Rigoletto at Opera Holland Park review: a convention-busting production with a female gaze

Cecilia Stinton’s new staging provides fresh insight into this problematic canon opera
OHP Chorus
craig fuller
Barry Millington31 May 2023

Cecilia Stinton’s new staging of Rigoletto, opening the season at Opera Holland Park, is the third production I’ve seen in under a fortnight in which a talented female director grapples with a problematic canonic opera. Following Deborah Warner’s Wozzeck (ROH) and Mariame Clément’s Don Giovanni (Glyndebourne), Stinton’s Rigoletto situates the libidinous activities of the Duke of Mantua and his court in a Bullingdon-style establishment in the Jazz Age.

OHP’s stagings generally tack to the traditional, but Stinton’s (designed by Neil Irish, lit by Jake Wiltshire) is one of the most thought- and convention-provoking I’ve seen at the W8 address. The provocations begin with the opening offstage dance music, here an upbeat, recorded dance band rendition to accompany what looks like a mildly depraved summer ball. The sense of an “entitled elite” (to quote Paul Hastie’s surtitles) taking its pleasures is unmistakable.

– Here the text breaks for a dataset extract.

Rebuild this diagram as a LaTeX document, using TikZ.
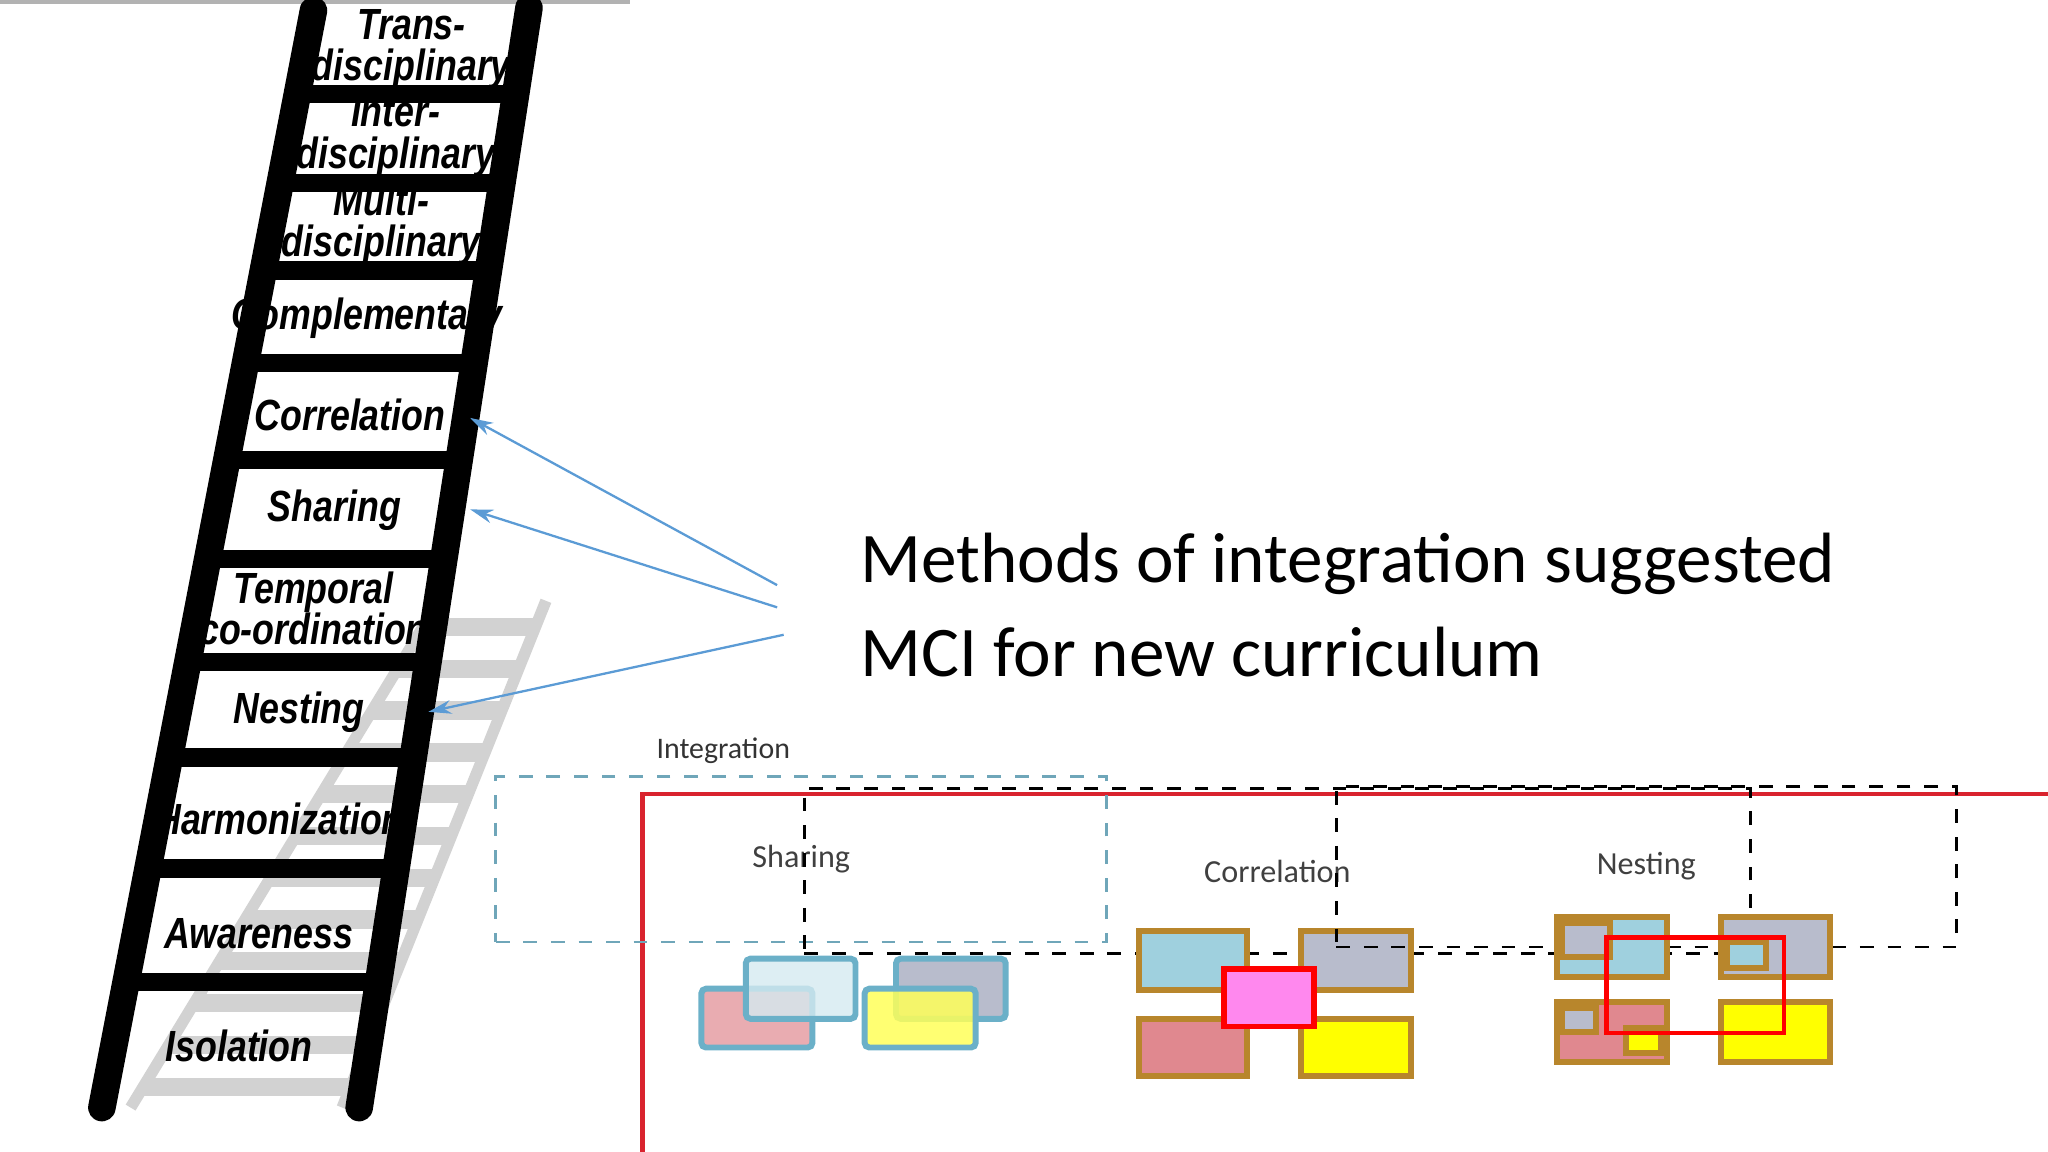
\documentclass[tikz,border=0pt]{standalone}
\usepackage{fontspec}
\setmainfont{Carlito}
\newfontfamily\ladfont{Liberation Sans}
\usetikzlibrary{arrows.meta}
\definecolor{arrblue}{HTML}{5B9BD5}
\definecolor{boxred}{HTML}{D9232E}
\definecolor{brd}{HTML}{B8862C}
\definecolor{shb}{HTML}{6BB0C8}
\definecolor{lb}{HTML}{9FD0DE}
\definecolor{gr}{HTML}{B8BCCC}
\definecolor{pk}{HTML}{E0888F}
\definecolor{yl}{HTML}{FFFF00}
\begin{document}
\begin{tikzpicture}[x=0.01cm,y=-0.01cm,
  rail/.style={line width=9\pgflinewidth*0+2.6pt,line cap=round},
  rung/.style={line width=2.8pt},
  lab/.style={font=\ladfont\bfseries\itshape\fontsize{9.5}{9}\selectfont,align=center,inner sep=0pt,xscale=0.82},
  arr/.style={arrblue,line width=0.5pt,-{Stealth[length=5pt,width=3pt]}},
  sq/.style={line width=1.3pt,draw=brd},
  ssq/.style={line width=1.3pt,draw=shb,rounded corners=1pt},
  dbox/.style={draw,dashed,line width=0.6pt,font=\fontsize{7}{8}\selectfont,inner sep=0pt,text=black!75}]
\useasboundingbox (0,0) rectangle (1568,882);
\draw[gray!60,line width=1pt] (0,1) -- (482,1);
% shadow ladder
\begin{scope}[draw=gray!35]
\draw[line width=2.5pt] (418,460) -- (262,848);
\draw[line width=2.5pt] (330,470) -- (100,848);
\foreach \y in {480,512,544,576,608,640,672,704,736,768,800,832}
  \draw[line width=4pt] ({330-0.6085*(\y-470)},\y) -- ({418-0.402*(\y-460)},\y);
\end{scope}
% main ladder
\draw[line width=6pt,line cap=round] (240,8) -- (78,848);
\draw[line width=6pt,line cap=round] (405,6) -- (275,848);
\foreach \y in {72,140,207,278,352,428,507,580,665,752}
  \draw[line width=4pt] ({240-0.19286*(\y-8)},\y) -- ({405-0.15439*(\y-6)},\y);
\node[lab] (l1) at (315,38) {Trans-\\disciplinary};
\node[lab] (l2) at (303,105) {Inter-\\disciplinary};
\node[lab] (l3) at (292,172) {Multi-\\disciplinary};
\node[lab] (l4) at (281,244) {Complementary};
\node[lab] (l5) at (268,318) {Correlation};
\node[lab] (l6) at (256,391) {Sharing};
\node[lab] (l7) at (240,466) {Temporal\\co-ordination};
\node[lab] (l8) at (229,545) {Nesting};
\node[lab] (l9) at (214,627) {Harmonization};
\node[lab] (l10) at (198,715) {Awareness};
\node[lab] (l11) at (183,801) {Isolation};
% arrows
\coordinate (s1) at (595,448); \coordinate (t1) at (360,320);
\coordinate (s2) at (595,465); \coordinate (t2) at (360,390);
\coordinate (s3) at (600,486); \coordinate (t3) at (328,545);
\draw[arr] (s1) -- (t1);
\draw[arr] (s2) -- (t2);
\draw[arr] (s3) -- (t3);
% title
\node[anchor=west,align=left,inner sep=0pt,font=\fontsize{15.5}{20.5}\selectfont] (title) at (658,463) {Methods of integration suggested\\MCI for new curriculum};
\node[anchor=west,inner sep=0pt,font=\fontsize{6.5}{8}\selectfont,text=black!80] (integ) at (502,575) {Integration};
\node[draw=boxred,line width=1pt,minimum width=1005,minimum height=271,anchor=north west,inner sep=0pt] (frame) at (490,606) {};
% sharing
\node[dbox,draw=shb!80!gray,minimum width=133,minimum height=36] (shl) at (613.5,658) {Sharing};
\draw[ssq,fill=pk!70!white] (537,757) rectangle (622,802);
\draw[ssq,fill=lb!45!white,fill opacity=0.8] (571,734) rectangle (655,780);
\draw[ssq,fill=gr] (686,734) rectangle (770,780);
\draw[ssq,fill=yl!65!white,fill opacity=0.85] (662,757) rectangle (747,802);
% correlation
\node[dbox,minimum width=206,minimum height=36] (col) at (978,667) {Correlation};
\draw[sq,fill=lb] (872,713) rectangle (955,758);
\draw[sq,fill=gr] (996,713) rectangle (1080,758);
\draw[sq,fill=pk] (872,780) rectangle (955,824);
\draw[sq,fill=yl] (996,780) rectangle (1080,824);
\draw[line width=1.2pt,draw=red,fill={rgb,255:red,255;green,136;blue,238}] (937,742) rectangle (1006,786);
% nesting
\node[dbox,minimum width=135,minimum height=35] (nel) at (1260.5,663.5) {Nesting};
\draw[sq,fill=lb] (1192,702) rectangle (1276,748);
\draw[sq,fill=gr] (1318,702) rectangle (1401,748);
\draw[sq,fill=pk] (1192,767) rectangle (1276,813);
\draw[sq,fill=yl] (1318,767) rectangle (1401,813);
\draw[sq,fill=gr] (1196,707) rectangle (1233,733);
\draw[sq,fill=lb] (1322,721) rectangle (1352,741);
\draw[sq,fill=gr] (1196,772) rectangle (1222,790);
\draw[sq,fill=yl] (1245,787) rectangle (1272,806);
\draw[red,line width=1pt] (1230,718) rectangle (1366,791);
\end{tikzpicture}
\end{document}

Also refreshing is the questioning of sometimes unconvincing stage contrivances such as the blindfolding of Rigoletto during the abduction of his daughter. Here it is equated with myopia and Rigoletto takes his spectacles out of his pocket when it’s too late.

Here too Rigoletto is not a hunchback: with his leg in a brace and a walking stick for support, his infirmity could be the result of infant polio or perhaps a war wound. The effect is to heighten our sympathy for him as a victim of a privileged mob.

Hannah Pedley as Maddalena and Alessandro Scotto di Luzio as The Duke of Mantua
Craig Fuller

Meanwhile the Duke’s predations – with Gilda, Maddalena and unnamed others – are observed from a woman’s point of view and the arc of Gilda’s ensnarement is sensitively traced. The role of the heroine is impressively taken by Alison Langer, combining beauty of tone with security of technique. Stephen Gadd, playing Rigoletto with more dignity than usual, but exploiting a half-voice to expressive effect, is admirable in the title role.

As the Duke, Alessandro Scotto di Luzio brings to bear an immediacy and fast-vibrato penetration of tone that border on stridency in the upper register, where the intonation can be somewhat wayward too. Simon Wilding and Hannah Pedley are excellent as Sparafucile and Maddalena, and Matthew Stiff an imposing Monterone.

Lee Reynolds’ crisply paced conducting, in conjunction with the inventively choreographed production, maintained a vibrant dramatic momentum. Effective use is made of the upstage and downstage spaces which encompass the orchestra, the enlarged stage area allowing some imaginative directorial touches, such as the Duke’s seduction of Gilda even as his entourage taunts Rigoletto. We’re left in no doubt that his assault becomes coercive and painfully penetrative, which paradoxically adds poignancy to Gilda’s retained empathy for him.

Stephen Gadd as Rigoletto and Alison Langer as Gilda
Craig Fuller

Gilda enters, through the audience, somewhat rebelliously in the first act, concealing a bottle, before adopting the demure mien expected by her father. After her murder, Rigoletto pitifully clasps the sacking that became her shroud, while a transfigured Gilda slowly exits back through the audience. It’s a persuasive, and moving, solution to the potentially sentimental textual prescription of her looking towards her arrival in heaven.